Когда мы вернулись в кают-компанию, вошел вестовой и сообщил, что меня желает видеть командир субмарины. Следуя за матросом, я поднялся по трапу в центральный пост. Отстав от меня на несколько шагов, шел доктор Бенсон. Коммандер Суонсон ждал меня у двери в радиорубку.
— Доброе утро, доктор. Выспались?
— Пятнадцать часов проспал. Так что вполне. И завтрак был превосходный. Что-то случилось, командир? — Я был уверен: что-то произошло — на губах Суонсона не было улыбки.
— Пришла депеша, касающаяся дрейфующей станции.

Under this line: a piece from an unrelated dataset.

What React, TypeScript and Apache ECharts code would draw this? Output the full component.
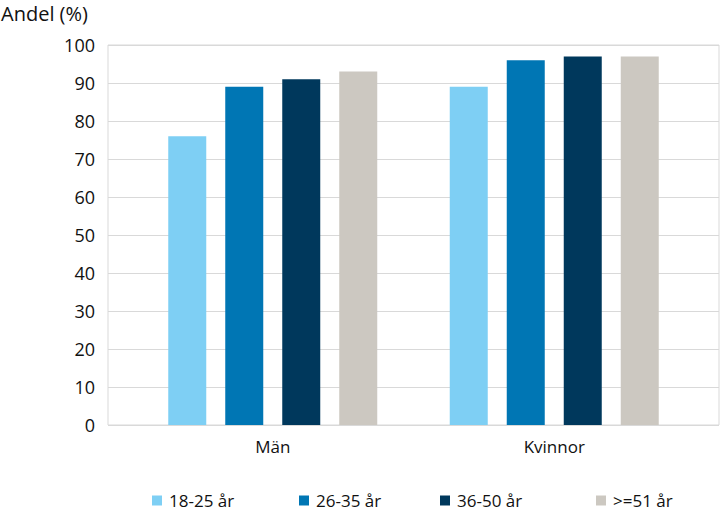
import React, { useEffect, useRef } from "react";
import * as echarts from "echarts";

const categories = ["Män", "Kvinnor"];
const seriesNames = ["18-25 år", "26-35 år", "36-50 år", ">=51 år"];
const values18_25 = [76, 89];
const values26_35 = [89, 96];
const values36_50 = [91, 97];
const values51plus = [93, 97];
const colors = ["#7ecff4", "#0076b4", "#00385c", "#ccc8c1"];
const legendLefts = [152, 299, 440, 596];

const FONT = "'Open Sans', sans-serif";

export default function App() {
  const ref = useRef<HTMLDivElement>(null);
  useEffect(() => {
    if (!ref.current) return;
    const chart = echarts.init(ref.current, undefined, { renderer: "svg" });
    const allValues = [values18_25, values26_35, values36_50, values51plus];
    chart.setOption({
      animation: false,
      textStyle: { fontFamily: FONT },
      graphic: [
        {
          type: "text",
          left: 1,
          top: 3,
          style: { text: "Andel (%)", fontSize: 20, fill: "#111", fontFamily: FONT },
        },
      ],
      grid: [
        { left: 108, right: 2, top: 45, bottom: 90, show: true, borderColor: "#d9d9d9", borderWidth: 1 },
        { left: 132, right: 26, top: 45, bottom: 90 },
      ],
      xAxis: [
        { type: "category", gridIndex: 0, data: categories, show: false },
        {
          type: "category",
          gridIndex: 1,
          data: categories,
          axisLine: { show: false },
          axisTick: { show: false },
          axisLabel: { fontSize: 17, color: "#111", margin: 13, fontFamily: FONT },
        },
      ],
      yAxis: [
        {
          type: "value",
          gridIndex: 0,
          min: 0,
          max: 100,
          interval: 10,
          axisLine: { show: false },
          axisTick: { show: false },
          splitLine: { lineStyle: { color: "#d9d9d9", width: 1 } },
          axisLabel: { fontSize: 18, color: "#111", margin: 13, fontFamily: FONT },
        },
        { type: "value", gridIndex: 1, min: 0, max: 100, show: false },
      ],
      legend: seriesNames.map((name, i) => ({
        data: [name],
        left: legendLefts[i],
        top: 492,
        padding: 0,
        itemWidth: 10,
        itemHeight: 10,
        icon: "rect",
        itemGap: 6,
        textStyle: { fontSize: 17, color: "#111", fontFamily: FONT, padding: [0, 0, 0, 2] },
      })),
      series: seriesNames.map((name, i) => ({
        name,
        type: "bar",
        xAxisIndex: 1,
        yAxisIndex: 1,
        data: allValues[i],
        barWidth: 38,
        barGap: "50%",
        itemStyle: { color: colors[i] },
      })),
    });
    return () => chart.dispose();
  }, []);
  return <div ref={ref} style={{ width: 721, height: 515, position: "absolute", left: 0, top: 0 }} />;
}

Через несколько минут ее расшифруют, — сообщил Суонсон, но я догадался, что содержание радиограммы ему известно.
— Когда же мы успели всплыть на поверхность? — поинтересовался я, зная, что после погружения субмарина утрачивает связь с внешним миром.
— А мы и не всплывали. Корабль находится на глубине порядка трехсот футов.
— Так как же вы умудрились получить радиограмму?
— Времена меняются. Чтобы передать депешу, нам и теперь приходится всплывать. Что же касается приема, то радиограммы можно получать и на максимальной глубине погружения. Где-то в штате Коннектикут установлен самый мощный в мире передатчик, работающий на сверх-низких частотах. Это позволяет ему вступить с нами в контакт так же просто, как обычной радиостанции — с надводным судном. Пока депешу расшифровывают, я вас представлю членам экипажа.
Командир познакомил меня с моряками, находившимися в центральном посту. Что касается Бенсона, то и с рядовыми, и с офицерами он обращался одинаково. Наконец командир остановился около сидевшего за перископом офицера, похожего на учащегося старшего класса.
— Это Уилл Рейберн, — проговорил Суонсон. — Обычно мы на него не обращаем внимания, но, когда оказываемся подо льдом, самым главным лицом на корабле становится штурманский офицер. Мы заблудились, Уилл?
— Мы находимся вот тут, командир. — Он указал на крохотную светящуюся точку на карте Норвежского моря, находившуюся под стеклом стола для прокладки. — С помощью гирокомпаса и КИНС место корабля определяется абсолютно надежно.
— Что это за зверь такой — КИНС? — спросил я.
— Это сокращение обозначает «корабельная инерционная навигационная система», доктор Карпентер, — объяснил мне Суонсон. — Когда-то этот прибор использовали для управления межконтинентальными ракетами. Теперь он модифицирован для навигационных целей и применяется на подводных лодках, главным образом атомных. Не стану объяснять, как он работает: Уилл даст мне сто очков вперед. Если ему удастся заполучить вас в качестве слушателя, он вам голову заморочит своими россказнями.